Plotting code records
· · · · · · ·

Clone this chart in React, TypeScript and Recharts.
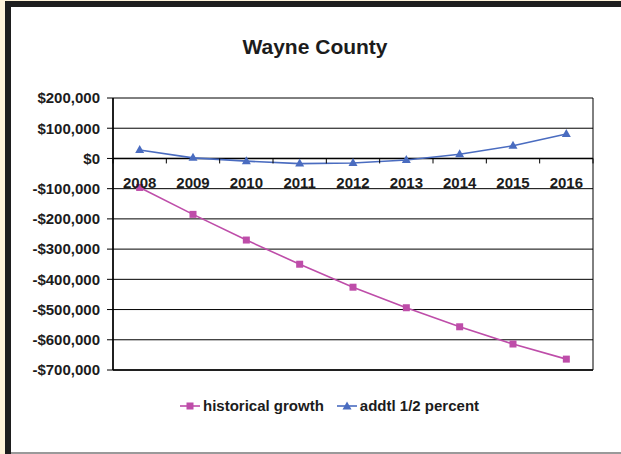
import { LineChart, Line, XAxis, YAxis, CartesianGrid, Legend, ReferenceLine } from "recharts"

// values
const years = ["2008", "2009", "2010", "2011", "2012", "2013", "2014", "2015", "2016"]
const historicalGrowth = [-96000, -185000, -270000, -350000, -426000, -494000, -557000, -614000, -664000]
const addtlHalfPercent = [28000, 2000, -9000, -17000, -15000, -5000, 14000, 42000, 81000]
const yTicks = [200000, 100000, 0, -100000, -200000, -300000, -400000, -500000, -600000, -700000]
const seriesOrder = ["historical", "addtl"]

const PINK = "#BE4DA9"
const BLUE = "#4A6CC0"
const FONT = "'Liberation Sans', Arial, sans-serif"
const TEXT = "#1c1c1c"

const W = 621
const H = 454
const X_AXIS_H = 1
const MARGIN = { top: 98, right: 28, left: 0, bottom: 84 - X_AXIS_H }
const Y_AXIS_W = 113
const PLOT_W = W - MARGIN.left - MARGIN.right - Y_AXIS_W
const PLOT_H = H - MARGIN.top - MARGIN.bottom - X_AXIS_H
const HALF_BAND = PLOT_W / years.length / 2
const Y_MAX = yTicks[0]
const Y_MIN = yTicks[yTicks.length - 1]

const data = years.map((year, i) => ({
  year,
  historical: historicalGrowth[i],
  addtl: addtlHalfPercent[i],
}))

const money = (v: number) => (v < 0 ? "-$" : "$") + Math.abs(v).toLocaleString("en-US")

// category labels sit on the $0 line, tick marks between categories
function YearTick(props: any) {
  const { x, payload, index } = props
  const zeroY = MARGIN.top + (PLOT_H * Y_MAX) / (Y_MAX - Y_MIN)
  return (
    <g>
      <line x1={x - HALF_BAND} x2={x - HALF_BAND} y1={zeroY} y2={zeroY + 5} stroke="#000" />
      {index === years.length - 1 && (
        <line x1={x + HALF_BAND} x2={x + HALF_BAND} y1={zeroY} y2={zeroY + 5} stroke="#000" />
      )}
      <text x={x} y={zeroY + 30} textAnchor="middle" fill={TEXT} fontSize={15} fontWeight="bold" fontFamily={FONT}>
        {payload.value}
      </text>
    </g>
  )
}

const squareDot = (p: any) => <rect key={p.key} x={p.cx - 3.5} y={p.cy - 3.5} width={7} height={7} fill={PINK} />
const triangleDot = (p: any) => (
  <polygon key={p.key} points={`${p.cx},${p.cy - 5} ${p.cx - 4.5},${p.cy + 3} ${p.cx + 4.5},${p.cy + 3}`} fill={BLUE} />
)

function LegendIcon({ color, shape }: { color: string; shape: string }) {
  return (
    <svg width={20} height={10} style={{ display: "block" }}>
      <line x1={0} x2={20} y1={5} y2={5} stroke={color} strokeWidth={1.6} />
      {shape === "square" ? (
        <rect x={6.5} y={1.5} width={7} height={7} fill={color} />
      ) : (
        <polygon points="10,0.5 5.5,8.5 14.5,8.5" fill={color} />
      )}
    </svg>
  )
}

const renderLegend = (props: any) => {
  const items = [...props.payload].sort(
    (a: any, b: any) => seriesOrder.indexOf(a.dataKey) - seriesOrder.indexOf(b.dataKey)
  )
  return (
    <div style={{ display: "flex", alignItems: "center", fontFamily: FONT, fontWeight: "bold", fontSize: 15, color: TEXT }}>
      {items.map((item: any, i: number) => (
        <div key={item.value} style={{ display: "flex", alignItems: "center", marginLeft: i === 0 ? 0 : 13 }}>
          <LegendIcon color={item.color} shape={item.dataKey === "historical" ? "square" : "triangle"} />
          <span style={{ marginLeft: 3 }}>{item.value}</span>
        </div>
      ))}
    </div>
  )
}

export default function App() {
  return (
    <div style={{ position: "absolute", left: 0, top: 0, width: W, height: H, background: "#FFF4DA", overflow: "hidden" }}>
      <div
        style={{
          position: "absolute",
          left: 5,
          top: 1,
          right: 0,
          bottom: 0,
          background: "#fff",
          borderLeft: "6px solid #1e1e1e",
          borderTop: "6px solid #1e1e1e",
        }}
      />
      <div style={{ position: "absolute", left: 11, right: 0, top: 452, height: 2, background: "#9a9a9a" }} />
      <div
        style={{
          position: "absolute",
          left: 0,
          width: 630,
          top: 35,
          textAlign: "center",
          fontFamily: FONT,
          fontWeight: "bold",
          fontSize: 21,
          color: TEXT,
        }}
      >
        Wayne County
      </div>
      <div style={{ position: "absolute", left: 0, top: 0 }}>
        <LineChart width={W} height={H} data={data} margin={MARGIN}>
          <CartesianGrid
            stroke="#000"
            verticalCoordinatesGenerator={({ offset }: any) => [offset.left, offset.left + offset.width]}
          />
          <XAxis
            dataKey="year"
            height={X_AXIS_H}
            interval={0}
            padding={{ left: HALF_BAND, right: HALF_BAND }}
            tickLine={false}
            axisLine={{ stroke: "#000", strokeWidth: 1.5 }}
            tick={(p: any) => <YearTick {...p} />}
          />
          <YAxis
            width={Y_AXIS_W}
            domain={[Y_MIN, Y_MAX]}
            ticks={yTicks}
            interval={0}
            tickFormatter={money}
            tickSize={6}
            tickMargin={7}
            tickLine={{ stroke: "#000" }}
            axisLine={{ stroke: "#000", strokeWidth: 1.5 }}
            tick={{ fill: TEXT, fontSize: 15, fontWeight: "bold", fontFamily: FONT }}
          />
          <ReferenceLine y={0} stroke="#000" strokeWidth={1.5} />
          <Line
            dataKey="historical"
            name="historical growth"
            stroke={PINK}
            strokeWidth={1.6}
            dot={squareDot}
            activeDot={false}
            isAnimationActive={false}
          />
          <Line
            dataKey="addtl"
            name="addtl 1/2 percent"
            stroke={BLUE}
            strokeWidth={1.6}
            dot={triangleDot}
            activeDot={false}
            isAnimationActive={false}
          />
          <Legend
            layout="horizontal"
            verticalAlign="middle"
            align="center"
            content={renderLegend}
            wrapperStyle={{ position: "absolute", left: 180, top: 397, width: 340 }}
          />
        </LineChart>
      </div>
    </div>
  )
}
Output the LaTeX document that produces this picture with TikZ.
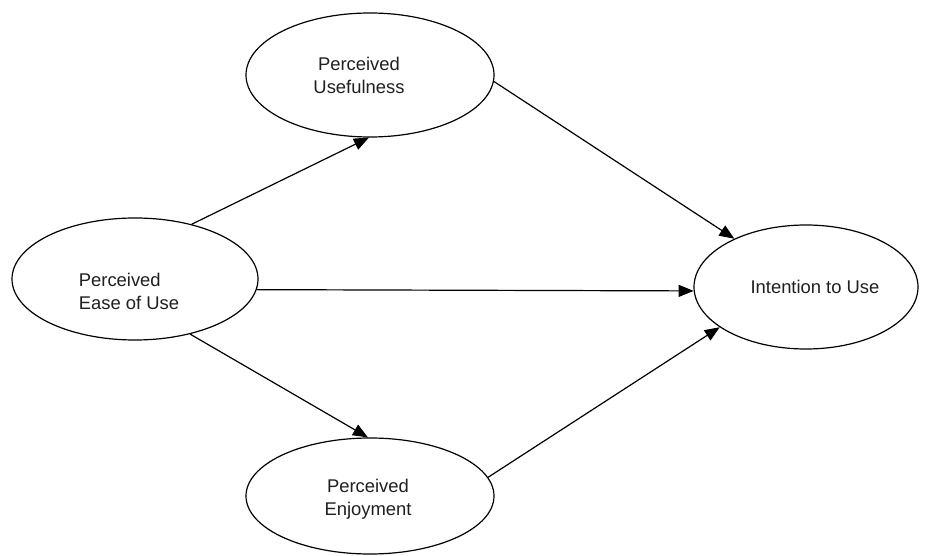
\documentclass[tikz,border=0pt]{standalone}
\usepackage{fontspec}
\setmainfont{Liberation Sans}
\usetikzlibrary{shapes.geometric,arrows.meta}
\begin{document}
\begin{tikzpicture}[x=1pt,y=-1pt,
  construct/.style={ellipse,draw=black,line width=1.2pt,inner sep=0pt},
  caption/.style={font=\fontsize{18.4}{23}\selectfont,text=black!88,align=left},
  path/.style={draw=black,line width=1.2pt,-{Triangle[length=15pt,width=12pt]}}]
  \useasboundingbox (0,0) rectangle (930,556);
  % constructs
  \node[construct,minimum width=248pt,minimum height=124pt] (pu) at (370,75) {};
  \node[construct,minimum width=246pt,minimum height=122pt] (peou) at (135,279) {};
  \node[construct,minimum width=224pt,minimum height=124pt] (itu) at (806,287) {};
  \node[construct,minimum width=248pt,minimum height=116pt] (pe) at (370,496) {};
  % labels
  \node[caption,align=center] (pu-t) at (359,75) {Perceived\\Usefulness};
  \node[caption] (peou-t) at (129,291) {Perceived\\Ease of Use};
  \node[caption] (itu-t) at (815,287) {Intention to Use};
  \node[caption,align=center] (pe-t) at (368,499) {Perceived\\Enjoyment};
  % hypothesised paths
  \draw[path] (peou.44) -- (pu.-91.5);
  \draw[path] (peou.-45) -- (pe.92);
  \draw[path] (peou.-5.6) -- (itu.182);
  \draw[path] (pu.-3.3) -- (itu.146.6);
  \draw[path] (pe.9.7) -- (itu.205.7);
\end{tikzpicture}
\end{document}
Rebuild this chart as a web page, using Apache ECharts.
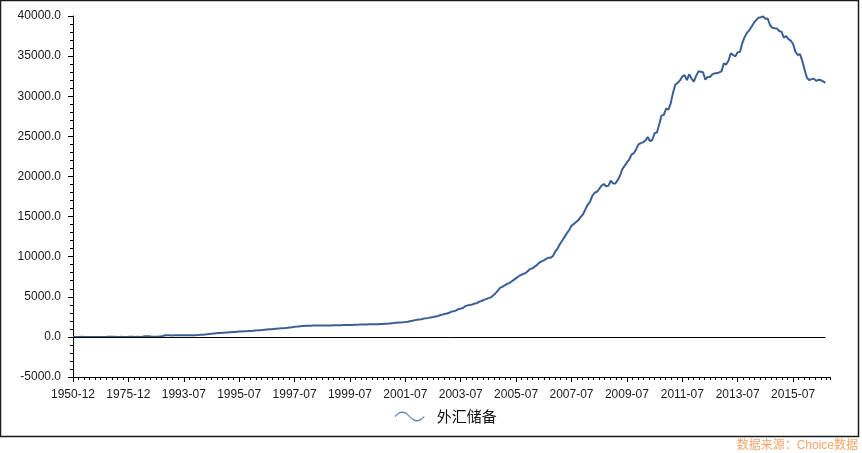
<!DOCTYPE html>
<html><head><meta charset="utf-8">
<script src="https://cdn.jsdelivr.net/npm/echarts@6/dist/echarts.min.js"></script>
<style>html,body{margin:0;padding:0;background:#fff}#c{width:862px;height:453px}</style>
</head><body><div id="c"></div>
<script>
// Annual year-end values (1950, 1952-1992), 亿美元
const annualYears = [1950,1952,1953,1954,1955,1956,1957,1958,1959,1960,1961,1962,1963,1964,1965,1966,1967,1968,1969,1970,1971,1972,1973,1974,1975,1976,1977,1978,1979,1980,1981,1982,1983,1984,1985,1986,1987,1988,1989,1990,1991,1992];
const annualValues = [1.57,1.08,0.9,0.88,1.8,1.17,1.23,0.7,1.05,0.46,0.89,0.81,1.19,1.66,1.05,2.11,2.15,2.46,4.83,0.88,0.37,2.36,-0.81,0,1.83,5.81,9.52,1.67,8.4,-12.96,27.08,69.86,89.01,82.2,26.44,20.72,29.23,33.72,55.5,110.93,217.12,194.43];
// Monthly values from 1993-01
const monthlyFirstYear = 1993;
const values1993to1999 = [
190,188,193,196,196,194,196,197,199,203,208,212,
230,252,279,300,322,360,391,420,450,472,494,516,
532,550,580,601,622,650,665,680,695,706,720,736,
760,790,813,841,870,900,920,941,960,990,1020,1050,
1062,1080,1105,1141,1180,1210,1250,1280,1300,1350,1370,1399,
1400,1403,1405,1406,1407,1407,1408,1410,1410,1411,1420,1450,
1450,1460,1465,1470,1475,1470,1474,1484,1500,1516,1530,1547];
const values2000to2007 = [
1548,1550,1569,1570,1574,1580,1587,1600,1613,1630,1641,1656,
1688,1717,1758,1800,1808,1820,1848,1880,1955,2000,2080,2122,
2157,2190,2280,2320,2370,2427,2474,2530,2586,2690,2776,2864,
2917,3006,3160,3200,3300,3465,3518,3608,3839,3934,3976,4033,
4150,4200,4398,4471,4608,4705,4830,4920,5145,5420,5740,6099,
6236,6426,6591,6703,6910,7110,7327,7533,7690,7856,7937,8189,
8451,8536,8751,8950,9250,9411,9545,9720,9879,9873,10096,10663,
11046,11573,12020,12466,12926,13326,13853,14086,14336,14548,14968,15282];
const values2008to2016 = [
15898,16471,16822,17566,17969,18088,18451,18842,19055,18790,18849,19460,
19135,19121,19537,20089,20895,21316,21746,22110,22726,22900,23400,23992,
24152,24245,24471,24905,24395,24543,25380,25483,26483,27608,27678,28473,
28316,29141,30447,31458,31661,31975,32452,32625,32017,32738,32209,31811,
32536,33100,33050,32985,32061,32400,32400,32730,32850,32870,32980,33116,
34100,33950,34427,35345,35148,34967,35478,35530,36627,37367,37895,38213,
38666,39137,39481,39788,39839,39932,39662,39688,38877,38529,38473,38430,
38134,38015,37301,37481,37111,36938,36513,35573,35141,35255,34383,33304,
32309,32023,32126,32197,31917,32052,32011,31852,31664];
const trailingLabels = ['2016-10','2016-11'];
const seriesName = '外汇储备';
const yMin = -5000, yMax = 40000, yStep = 5000;
const sourceText = '数据来源：Choice数据';

const monthlyValues = values1993to1999.concat(values2000to2007, values2008to2016);
const categories = annualYears.map(y => y + '-12');
for (let i = 0; i < monthlyValues.length; i++) {
  const y = monthlyFirstYear + Math.floor(i / 12), m = i % 12 + 1;
  categories.push(y + '-' + (m < 10 ? '0' + m : m));
}
trailingLabels.forEach(l => categories.push(l));
const values = annualValues.concat(monthlyValues);
const lastIdx = values.length - 1;
const nCat = categories.length;

const chart = echarts.init(document.getElementById('c'));
const lab = {color: '#1a1a1a', fontFamily: 'Liberation Sans, Arial, sans-serif', fontSize: 12};
chart.setOption({
  animation: false,
  backgroundColor: '#fff',
  grid: {left: 73, right: 32, top: 16, bottom: 76, containLabel: false},
  xAxis: [{
    type: 'category', data: categories, boundaryGap: false,
    axisLine: {onZero: false, lineStyle: {color: '#000', width: 1}},
    axisTick: {show: true, interval: 23, length: 5, lineStyle: {color: '#000'}},
    axisLabel: Object.assign({interval: 23, margin: 12}, lab),
    splitLine: {show: false}
  }, {
    type: 'value', min: 0, max: nCat - 1, interval: 2.4, position: 'bottom',
    axisLine: {show: false, onZero: false},
    axisTick: {show: true, length: 3, lineStyle: {color: '#000'}},
    axisLabel: {show: false}, splitLine: {show: false}
  }],
  yAxis: {
    type: 'value', min: yMin, max: yMax, interval: yStep,
    axisLine: {show: true, lineStyle: {color: '#000'}},
    axisTick: {show: true, length: 5, lineStyle: {color: '#000'}},
    minorTick: {show: true, splitNumber: 5, length: 3, lineStyle: {color: '#000'}},
    axisLabel: Object.assign({margin: 12, formatter: v => v.toFixed(1)}, lab),
    splitLine: {show: false}
  },
  legend: {
    data: [{name: seriesName, icon: 'path://M0,6 C6,-1 12,-1 18,6 C24,13 30,13 36,6 L36,7.8 C30,14.8 24,14.8 18,7.8 C12,0.8 6,0.8 0,7.8 Z'}],
    left: 395, top: 409, padding: 0, itemWidth: 34, itemHeight: 10, itemGap: 10,
    itemStyle: {color: '#6383b8'},
    textStyle: {color: '#111', fontSize: 15, fontFamily: 'Noto Sans CJK SC', padding: [0, 0, 0, 5]}
  },
  graphic: [
    {type: 'rect', shape: {x: 0.5, y: 0.5, width: 858, height: 436}, style: {fill: 'none', stroke: '#1a1a1a', lineWidth: 1.5}, silent: true},
    {type: 'text', right: 4, top: 440, style: {text: sourceText, fill: '#f5a56a', font: '12px "Liberation Sans", "Noto Sans CJK SC"'}}
  ],
  series: [{
    name: seriesName, type: 'line', data: values, xAxisIndex: 0,
    showSymbol: false, symbol: 'none',
    lineStyle: {color: '#3b5f95', width: 2}, itemStyle: {color: '#3b5f95'},
    markLine: {
      silent: true, symbol: 'none', label: {show: false},
      lineStyle: {color: '#000', width: 1, type: 'solid'},
      data: [[{coord: [0, 0]}, {coord: [lastIdx, 0]}]]
    }
  }]
});
</script></body></html>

· · · · · · ·

Repeat the lines of the listing above verbatim, beginning at its first line and ending at the line containing "CartesianGrid, Legend, ReferenceLine", which is included. Omit pictures.

Clone this chart in React, TypeScript and Recharts.
import { LineChart, Line, XAxis, YAxis, CartesianGrid, Legend, ReferenceLine } from "recharts"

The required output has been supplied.